Malala e Kailash: contro lo sfruttamento minorile.

Nell’ anno 2014 sono stati assegnati due premi Nobel per la pace: uno alla diciassettenne Pakistana Malala Yousafzay, e l’altro al sessantenne indiano Kailash Satyarthi. Il tema comune di questa edizione del Nobel per la pace è la lotta contro lo sfruttamento minorile e il diritto allo studio

 

Malala Yousafzay e Kailash Satyathi hanno ottenuto il premio Nobel per la pace “per la loro battaglia contro la repressione dei bambini e dei giovani e per il diritto di tutti i bambini all’educazione”, come affermato dal comitato di Oslo.

Noi abbiamo voluto soffermarci in modo particolare su questi premi Nobel, perché hanno molteplici significati.

Malala Yousafzay con i suoi 17 anni  batte il record come più giovane vincitrice di premio Nobel. La sua lotta riguarda il diritto allo studio, in particolare alle femmine, che in Pakistan è minacciato dai Talebani. A proposito di questa imposizione, Malala all’età di 11 anni inviò alla BBC (uno dei maggiori media britannici) un diario scritto da lei in cui narra della sua esperienza durante il periodo in cui i Talebani obbligarono la chiusura di tutte le strutture scolastiche femminili, seguita poi da un’altra serie di privazioni. Qualche anno dopo la  pubblicazione del suo diario, Malala fu aggredita da questo gruppo terrorista appostato fuori dalla sua  scuola; in questa occasione rischiò la vita e fu portata in Inghilterra per essere operata. L’operazione la salvò e ora vive e studia a Birmingham.

Ci siamo voluti soffermare sulla forza della sua lotta in relazione alla sua età e alle sue origini. Molte scuole chiuse dai Talebani appartenevano al padre di Malala, ciò ci riconduce al fatto che questa ragazza ha potuto sviluppare le sue idee in una famiglia con una cultura alle spalle e quindi con una mentalità più aperta, che l’ha sempre appoggiata. È questa la prova del fatto che i Talebani si nascondono dietro alla religione e alla legge della Sharia per giustificare una loro idea ben più terrena: bisogna privare un popolo di un’istruzione e dell’acquisizione di una cultura, che lo porterebbe a ribellarsi. Hanno paura della cultura, perché la cultura dà potere.

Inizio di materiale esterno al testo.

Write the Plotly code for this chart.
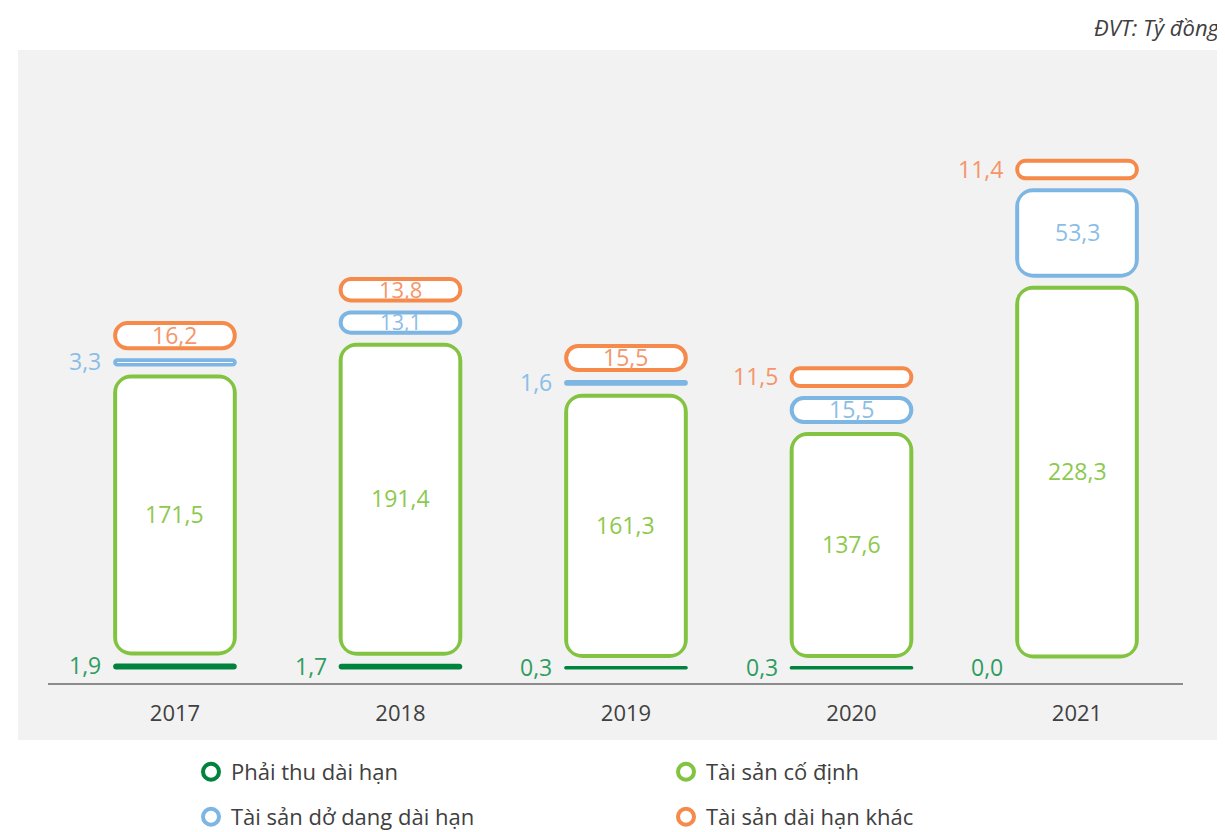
import plotly.graph_objects as go

# ---------------- data ----------------
years = ["2017", "2018", "2019", "2020", "2021"]
phai_thu_dai_han = [1.9, 1.7, 0.3, 0.3, 0.0]
tai_san_co_dinh = [171.5, 191.4, 161.3, 137.6, 228.3]
tai_san_do_dang = [3.3, 13.1, 1.6, 15.5, 53.3]
tai_san_khac = [16.2, 13.8, 15.5, 11.5, 11.4]
series_names = ["Phải thu dài hạn", "Tài sản cố định",
                "Tài sản dở dang dài hạn", "Tài sản dài hạn khác"]
unit_label = "ĐVT: Tỷ đồng"

# ---------------- style ----------------
OFF = 8  # page body margin
W_FIG, H_FIG = 1225 - OFF, 832 - OFF
M_L, M_R, M_T, M_B = 48 - OFF, 1225 - 1183, 60 - OFF, 832 - 683
PLOT_W = W_FIG - M_L - M_R
PLOT_H = H_FIG - M_T - M_B
X_RANGE = [-0.563, 4.47]
Y_RANGE = [-9.26, 375.3]
PX_X = PLOT_W / (X_RANGE[1] - X_RANGE[0])
PX_Y = PLOT_H / (Y_RANGE[1] - Y_RANGE[0])
BAR_W = 0.535
LINE = 3
RING = 2.5
GAP = 11 / PX_Y
R_OUT = 17
R_IN = 13
INSIDE_MIN = 12
FONT = "Open Sans"
LABEL_SIZE = 23


def px(xr):
    """reference page x -> paper fraction"""
    return (xr - OFF - M_L) / PLOT_W


def py(yr):
    """reference page y -> paper fraction"""
    return (H_FIG - M_B - (yr - OFF)) / PLOT_H


colors = ["#00843d", "#82c341", "#7db5e3", "#f58a4a"]
label_colors = ["#2f9d5f", "#8cc94d", "#8bbde6", "#f5956a"]
series = [phai_thu_dai_han, tai_san_co_dinh, tai_san_do_dang, tai_san_khac]

fig = go.Figure()
annotations = []
cum = [0.0] * len(years)
for s, vals in enumerate(series):
    c = colors[s]
    for i, yr in enumerate(years):
        v = vals[i]
        base = cum[i]
        mid = base + v / 2
        inner_px = 0
        if v > 0:
            ro = min(R_OUT, v / 2 * PX_Y)
            fig.add_trace(go.Bar(
                x=[yr], y=[v], base=[base], width=BAR_W,
                marker=dict(color=c, line=dict(color=c, width=LINE), cornerradius=ro),
                showlegend=False, hoverinfo="skip"))
            t = RING / PX_Y
            hi = v - 2 * t
            if hi > 0:
                inner_px = hi * PX_Y
                ri = min(R_IN, hi / 2 * PX_Y)
                fig.add_trace(go.Bar(
                    x=[yr], y=[hi], base=[base + t], width=BAR_W - 2 * RING / PX_X,
                    marker=dict(color="white", line=dict(width=0), cornerradius=ri),
                    showlegend=False, hoverinfo="skip"))
        txt = f"{v:.1f}".replace(".", ",")
        if v >= INSIDE_MIN:
            size = min(LABEL_SIZE, int(inner_px / 0.76))
            annotations.append(dict(x=i, y=mid, text=txt, showarrow=False,
                                    xanchor="center", yanchor="middle", yshift=1,
                                    font=dict(family=FONT, size=size, color=label_colors[s])))
        else:
            annotations.append(dict(x=i, y=mid, text=txt, showarrow=False,
                                    xanchor="right", yanchor="middle", yshift=1,
                                    xshift=-(BAR_W * PX_X / 2 + LINE / 2 + 10),
                                    font=dict(family=FONT, size=LABEL_SIZE, color=label_colors[s])))
        cum[i] = base + v + GAP

# legend entries
for s, name in enumerate(series_names):
    fig.add_trace(go.Scatter(
        x=[None], y=[None], mode="markers", name=name,
        marker=dict(symbol="circle", size=16, color="white",
                    line=dict(color=colors[s], width=4)),
        legend="legend" if s < 2 else "legend2", hoverinfo="skip"))

annotations.append(dict(xref="paper", yref="paper",
                        x=px(1223), y=py(27),
                        xanchor="right", yanchor="middle", showarrow=False,
                        text=unit_label,
                        font=dict(family=FONT, size=22, color="#404040", style="italic")))

legend_common = dict(orientation="h", xanchor="left", yanchor="middle",
                     x=px(191), entrywidth=430,
                     font=dict(family=FONT, size=22, color="#404040"),
                     bgcolor="rgba(0,0,0,0)")

fig.update_layout(
    width=W_FIG, height=H_FIG,
    margin=dict(l=M_L, r=M_R, t=M_T, b=M_B, autoexpand=False),
    barmode="overlay",
    paper_bgcolor="white", plot_bgcolor="rgba(0,0,0,0)",
    showlegend=True,
    legend=dict(legend_common, y=py(772)),
    legend2=dict(legend_common, y=py(817)),
    xaxis=dict(type="category", categoryorder="array", categoryarray=years,
               range=X_RANGE, showline=True, linecolor="#8c8c8c", linewidth=1.5,
               ticks="", showgrid=False, zeroline=False, ticklabelstandoff=10,
               tickfont=dict(family=FONT, size=22, color="#404040"), fixedrange=True),
    yaxis=dict(range=Y_RANGE, visible=False, fixedrange=True),
    shapes=[dict(type="rect", xref="paper", yref="paper",
                 x0=px(18), x1=px(1225) + 0.01,
                 y0=py(740), y1=py(50),
                 fillcolor="#f2f2f2", line=dict(width=0), layer="below")],
    annotations=annotations,
)

fig.write_html("out.html")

Questo premio Nobel è il riconoscimento di quanto la lotta di Malala sia giusta e debba continuare, come questa ragazza ha dichiarato di voler fare.

Il secondo vincitore del Premio è l’Indiano Kailash Satyarthi, di 60 anni, a capo dell’ organizzazione Bachpan Bachao Andolan, la quale lotta fin dagli anni ’90 contro  lo sfruttamento minorile. Finora sono stati 80.000 i bambini liberati dallo sfruttamento e reintegrati nella società. I giudici per l’assegnazione dei Premi hanno dichiarato che “i bambini devono andare a scuola, e non essere sfruttati per scopi finanziari”. Sartyarthi ha partecipato inoltre a molte campagne internazionali e vinto numerosi premi (come quello assegnatogli nel 2007 dal Senato italiano) e afferma di voler assumere Malala nella sua associazione.

 

L’importanza di questa edizione del Premio va addirittuara oltre la lotta per i diritti dei minori all’istruzione, perché i vincitori sono stati una ragazza pakistana e un uomo indiano. Da oltre 60 anni infatti Pakistan e India sono in guerra. Nel discorso fatto all’ ONU Malala dice di voler collaborare con Kailash Satyarthi per migliorare i raporti tra Pakistan e India, per questo ha invitato il primo ministro indiano  Arenerà Modi e il premier pakistano Nawaz Sharif all’assegnazione dei premi a Oslo il 10 Dicembre.

 

Ci ha fatto riflettere molto non soltanto il fatto di conoscere meglio realtà che appaiono così lontane dalla nostra, come lo sfruttamento minorile o il divieto all’istruzione, ma anche di come una ragazza della nostra età abbia avuto fin da piccola idee così forti da combattere a fronte alta una potenza terroristica, che l’ha quasi uccisa, e di come abbia trovato sangue freddo e determinazione per riuscire a esporre con decisione davanti al congresso dell’ONU il motivo per cui lotta. Forse il vero e grande significato che dobbiamo apprendere da questa edizione del Premio Nobel è che l’istruzione è un nostro diritto incommensurabile, ed è ciò che ci permette di ribellarci dalle oppressioni e di vivere in maniera pacifica.